Every week a small business comes to me with a brand that needs a refresh.
Same problems.
Different business.
Mistake 1: No Clear Brand Identity
This is the most common one by a long stretch.
They have a logo and a website they created quickly maybe with AI or their mate.
But there is no thread connecting any of it.
Nothing that tells you immediately who this business is for, what they stand for, or why you should choose them over anyone else.
There is always a messaging or alignment problem with the design.
This happens because owners start with the visual before answering the strategic questions underneath. They skip the foundation and go straight to the surface.
As the designer, your job is to go back to that foundation first. Before you open a single design file, understand:
Who the business is actually for
What position they want to hold in their market
What makes them meaningfully different from competitors
What feeling they want customers to walk away with
When you have that clarity, everything you design has a reason behind it.
And you can explain that reason to the client in plain language.
That is what builds trust and gets you referrals.

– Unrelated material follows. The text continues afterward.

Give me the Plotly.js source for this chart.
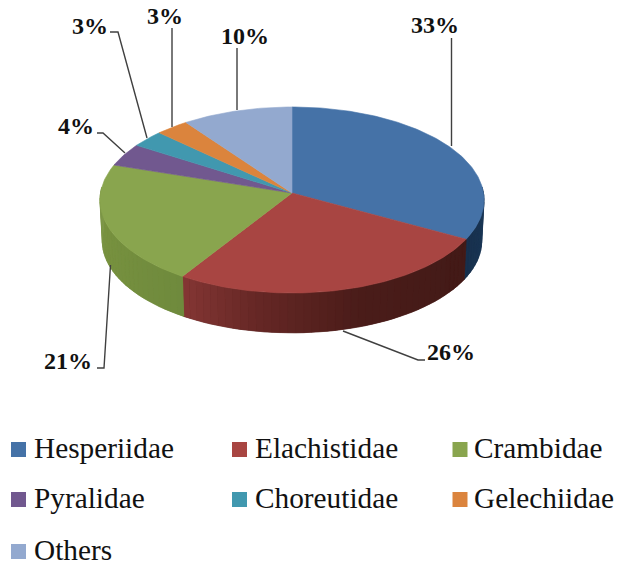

Mistake 2: Inconsistency Across Every Touchpoint
Their Instagram or Meta lacks content and looks nothing like their website.
Their business card uses a different font from their email signature.
Their packaging feels like it belongs to a completely different company.
When a potential customer sees a business in five different places and it looks like five different brands, they do not feel confident. Confidence is what makes people buy.
The fix is a proper brand system, not just a logo file.
A clear set of rules that covers:
Primary and secondary color palette
Font choices and how to use them
Spacing, scale, and layout rules
Tone of voice guidelines
How the brand appears across print, digital, and social
This is exactly why a solid brand guidelines document matters.
When you hand a client a polished, thorough brand system, they know how to use it correctly without coming back to you every week.
Get my designer playbook which includes all my templates built to make that handoff clean and professional every time.
Mistake 3: Their Brand Has Outgrown Where They Started
Most small businesses build their brand when they are just getting off the ground.
They did not fully understand their customer yet.
They were figuring it out as they went.
And the brand they built back then reflects that early version of the business, not where they are today.
The result is a brand that feels misaligned.
The website is outdated.
The testimonials are old or missing entirely.
And the calls to action are either buried, confusing, or just not there at all.
If the brand no longer reflects the promise the business is actually delivering, it is time for a reset.
As the designer, watch for these signs:
Their website copy does not reflect who they actually serve now
There are no clear calls to action telling visitors what to do next
Testimonials are outdated, thin, or missing from key pages
The visual identity feels like it belongs to a younger, less confident version of the business
New services or products have been added but the brand has not kept up
This is one of the most rewarding projects to work on because the business owner already has proof.
They have results, happy clients, and a track record. Your job is to build a brand that finally matches the level they are actually operating at.
That conversation alone can open the door to a full brand refresh and website project, which is one of the highest value engagements you can land as a solo designer.
Mistake 4: Generic Stock Visuals Everywhere
Their website is full of photos grabbed from free stock sites.
There is nothing wrong with it but we have AI to help us make better images.
This is a conversation worth having with your clients early. Here is how to frame it:
Even a small budget for real photography changes perception dramatically
Brand-aligned illustrations or custom graphics work when photography is not possible
Curate stock images carefully if budget is tight, choose ones that feel real and human
Consistency in photography style is just as important as the photos themselves
When you guide clients toward better visual choices, you are not just designing for them.
Create them a AI prompt guide and the tool you recommend them using.
You are thinking like a brand partner.
And that is the version of you that commands higher fees and longer relationships.